Politische "Blame-Games" produzieren keinen neuen Impfstoff

29.01.2021

Die Diskussion um die Lieferengpässe und die Transparenz von Vertragsmodalitäten zwischen der EU und Pharmaunternehmen wie AstraZeneca ist richtig und falsch zugleich. Ebenso der Streit um Staaten, die Doppelstrategien fahren und mit Parallelabsprachen allein auf ihren eigenen Vorteil bedacht sind. Richtig, weil diese Dinge grundsätzlich aufgeklärt werden müssen. Falsch, weil der Zeitpunkt verfehlt ist.

Denn so angebracht die kritische Auseinandersetzung ist und die Prüfung der vertraglichen Details bleibt, so dürfen sich alle Beteiligten hier und jetzt darin nicht verkämpfen. Entscheidend bleibt doch vielmehr die Fokussierung auf die Bürgerinnen und Bürger, die Menschen, die sich dringlichst impfen lassen möchten, um einen ersten Schritt in die Zeit nach der COVID-Pandemie zu machen. Und damit bleibt die eigentliche Kernaufgabe die Produktionskapazitäten für die zugelassenen Impfstoffe konsequent auszubauen. Das kann weiterhin mit staatlicher Unterstützung geschehen. Das muss perspektivisch mit weitreichenden Lizenzvergaben und Patentfreigaben im Sinne der Allgemeinheit erfolgen.

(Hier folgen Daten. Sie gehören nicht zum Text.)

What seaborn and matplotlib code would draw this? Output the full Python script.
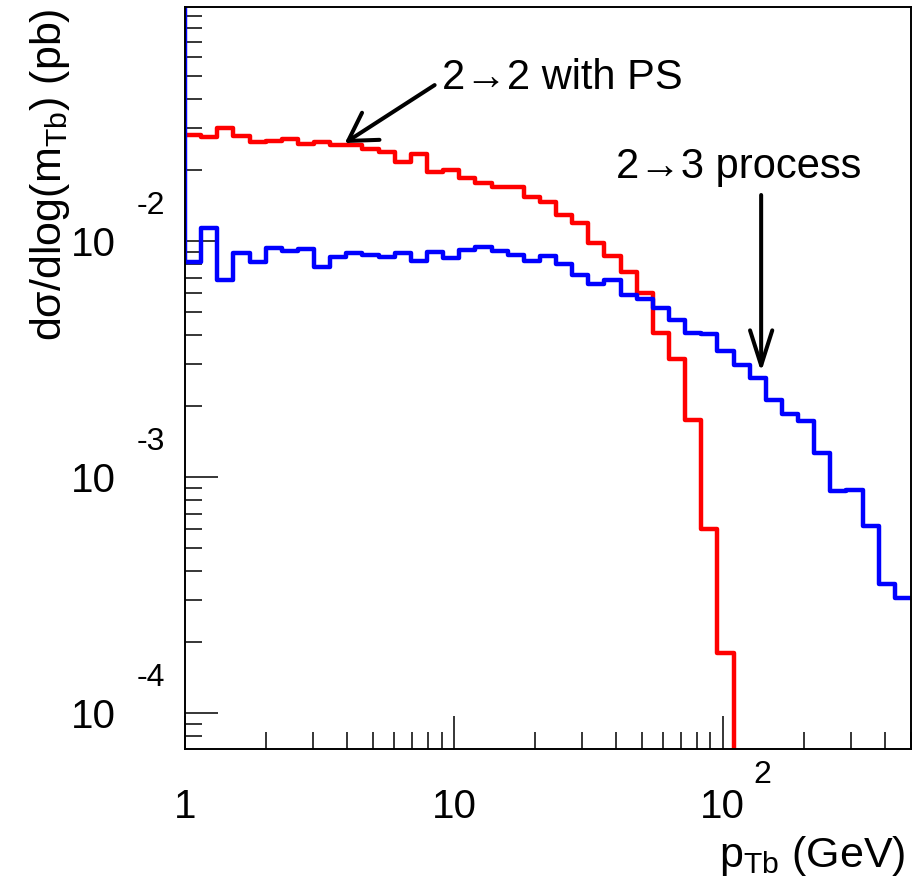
import numpy as np
import pandas as pd
import matplotlib
matplotlib.use("Agg")
import matplotlib.pyplot as plt
import seaborn as sns
from matplotlib.ticker import FixedLocator, FixedFormatter, LogLocator, NullFormatter

# ---- binning: 45 log-uniform bins, width 0.06 in log10(pT), from 1 GeV ----
log_bin_width = 0.06
n_bins = 45
log_edges = np.linspace(0.0, log_bin_width * n_bins, n_bins + 1)
bin_edges = 10 ** log_edges

# ---- histogram contents (pb) ----
red_2to2_ps = [
    0.02813, 0.02772, 0.03021, 0.02786, 0.02622, 0.02661, 0.02700, 0.02589, 0.02620, 0.02551,
    0.02545, 0.02466, 0.02376, 0.02158, 0.02342, 0.01961, 0.02005, 0.01844, 0.01762, 0.01694,
    0.01690, 0.01536, 0.01463, 0.01289, 0.01192, 0.009855, 0.008681, 0.007412, 0.006004, 0.004095,
    0.003172, 0.001744, 0.0006039, 0.0001791, 0.0, 0.0, 0.0, 0.0, 0.0, 0.0,
    0.0, 0.0, 0.0, 0.0, 0.0,
]
blue_2to3 = [
    0.008124, 0.01139, 0.006834, 0.008869, 0.008172, 0.009367, 0.009072, 0.009222, 0.007784, 0.008580,
    0.008869, 0.008724, 0.008580, 0.008922, 0.008228, 0.009010, 0.008472, 0.009205, 0.009459, 0.009072,
    0.008706, 0.008268, 0.008681, 0.007991, 0.007211, 0.006588, 0.006815, 0.005934, 0.005690, 0.005185,
    0.004639, 0.004095, 0.004044, 0.003412, 0.002990, 0.002634, 0.002130, 0.001844, 0.001722, 0.001264,
    0.0008697, 0.0008837, 0.0006212, 0.0003521, 0.0003062,
]

# ---- axes / tick labels ----
x_major = [1, 10, 100]
x_labels = ["1", "10", "10"]
x_exponents = ["", "", "2"]
y_major = [1e-4, 1e-3, 1e-2]
y_labels = ["10", "10", "10"]
y_exponents = ["-4", "-3", "-2"]
y_limits = (7.04e-5, 0.0984)

x_title = r"p$_{\mathrm{Tb}}$ (GeV)"
y_title = r"dσ/dlog(m$_{\mathrm{Tb}}$) (pb)"
label_22 = "2→2 with PS"
label_23 = "2→3 process"

RED = "#ff0000"
BLUE = "#0000ff"


def step_frame(values):
    # histogram outline: value of each bin held from its low edge to the next edge
    return pd.DataFrame({"edge": bin_edges, "value": list(values) + [values[-1]]})


sns.set_style("white")
plt.rcParams["font.family"] = ["Liberation Sans", "DejaVu Sans"]
plt.rcParams["mathtext.fontset"] = "custom"
plt.rcParams["mathtext.rm"] = "Liberation Sans"
plt.rcParams["mathtext.it"] = "Liberation Sans:italic"
plt.rcParams["mathtext.bf"] = "Liberation Sans:bold"
for key in ["text.color", "axes.labelcolor", "xtick.color", "ytick.color", "axes.edgecolor"]:
    plt.rcParams[key] = "black"

W, H = 913, 877
fig = plt.figure(figsize=(W / 100, H / 100), dpi=100)
ax = fig.add_axes([185 / W, 1 - 749 / H, 726 / W, 742.3 / H])

sns.lineplot(data=step_frame(red_2to2_ps), x="edge", y="value", drawstyle="steps-post",
             estimator=None, sort=False, color=RED, linewidth=3.2, ax=ax)
sns.lineplot(data=step_frame(blue_2to3), x="edge", y="value", drawstyle="steps-post",
             estimator=None, sort=False, color=BLUE, linewidth=3.2, ax=ax)

ax.set_xscale("log")
ax.set_yscale("log", nonpositive="clip")
ax.set_xlim(bin_edges[0], bin_edges[-1])
ax.set_ylim(*y_limits)

# blue histogram's left edge line (runs up to the frame)
ax.plot([bin_edges[0], bin_edges[0]], [blue_2to3[0], y_limits[1]], color=BLUE,
        lw=3.2, solid_capstyle="butt")

# ticks
ax.xaxis.set_major_locator(FixedLocator(x_major))
ax.xaxis.set_major_formatter(FixedFormatter(x_labels))
ax.xaxis.set_minor_locator(LogLocator(base=10, subs=np.arange(2, 10), numticks=20))
ax.xaxis.set_minor_formatter(NullFormatter())
ax.yaxis.set_major_locator(FixedLocator(y_major))
ax.yaxis.set_major_formatter(FixedFormatter(y_labels))
ax.yaxis.set_minor_locator(LogLocator(base=10, subs=np.arange(2, 10), numticks=20))
ax.yaxis.set_minor_formatter(NullFormatter())

ax.tick_params(which="both", direction="in", left=True, bottom=True, top=False, right=False,
               width=1.1, color="black", labelcolor="black")
ax.tick_params(which="major", length=24)
ax.tick_params(which="minor", length=12)
ax.tick_params(axis="x", which="major", labelsize=29, pad=28)
ax.tick_params(axis="y", which="major", labelsize=29, pad=50)

for val, e in zip(x_major, x_exponents):
    if e:
        ax.annotate(e, xy=(val, 0), xycoords=("data", "axes fraction"), xytext=(22, -19),
                    textcoords="offset points", ha="left", va="center", fontsize=23)
for val, e in zip(y_major, y_exponents):
    ax.annotate(e, xy=(0, val), xycoords=("axes fraction", "data"), xytext=(-35, 25),
                textcoords="offset points", ha="left", va="center", fontsize=23)

for s in ax.spines.values():
    s.set_visible(True)
    s.set_color("black")
    s.set_linewidth(1.4)

ax.set_xlabel(x_title, fontsize=31, loc="right")
ax.xaxis.set_label_coords(0.992, -0.115)
ax.set_ylabel(y_title, fontsize=31, loc="top")
ax.yaxis.set_label_coords(-0.156, 0.998)

# annotations
ax.annotate("", xy=(3.93, 0.02602), xytext=(8.48, 0.0458),
            arrowprops=dict(arrowstyle="->,head_length=0.97,head_width=0.58", lw=2.9,
                            color="black", shrinkA=0, shrinkB=0, mutation_scale=20))
ax.text(9.0, 0.0441, label_22, fontsize=30, ha="left", va="baseline")
ax.annotate("", xy=(138.9, 0.002786), xytext=(138.9, 0.01567),
            arrowprops=dict(arrowstyle="->,head_length=1.26,head_width=0.4", lw=2.9,
                            color="black", shrinkA=0, shrinkB=0, mutation_scale=20))
ax.text(40.2, 0.01849, label_23, fontsize=30, ha="left", va="baseline")

fig.savefig("out.png", dpi=100)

Das bleibt weiterhin ein gesellschaftlicher Kraftakt mit Blick auf die Menschen im Lande und darüber hinaus.

Wichtig dabei ist die Geschwindigkeit in der Sache und weniger die Rangeleien um die Schwarze Peter Karte. Denn die lokalen Impfzentren wurden aus dem Boden gestampft und sind einsatzbereit.  Das Spiel mit den gegenseitigen Schuldzuweisungen ist gegenwärtige jedoch völlig unangebracht. Alternative Lösungen und Ansätze mit Blick auf die verfügbaren wirksamen Impfstoffe müssen her.
Wer, wie der SPD-Generalsekretär Lars Klingbeil, der EU-Kommission Nachlässigkeit und Wegduckerei vorwirft, der vergisst offensichtlich, dass die Mitgliedstaaten seitens der EU eingebunden waren. Er vergisst, dass er das alte Lied der Schuldzuweisung an ein vermeintlich unfähiges Europa anstimmt. Und vor allem vergisst er, dass die Lösung dieser Gesundheitskrise nur im gemeinsamen Handeln Europas – und streng genommen der Internationalen Gemeinschaft – liegen kann.

Das heißt natürlich keineswegs, dass Kritik nicht angebracht ist. Die Zeit dafür wird kommen und natürlich ist man in der Nachbetrachtung immer klüger. Aber im Moment müssen die Menschen im Mittelpunkt stehen und unter ihnen zuvorderst die am stärksten Gefährdeten und Verletzbarsten: die Alten, Menschen mit Behinderung, diejenigen, die dem Virus in Krankenhäusern und Einrichtungen täglich die Stirn bieten. Dies allein muss der Fokus sein. Da bleibt keine Zeit für politische „Blame Games“.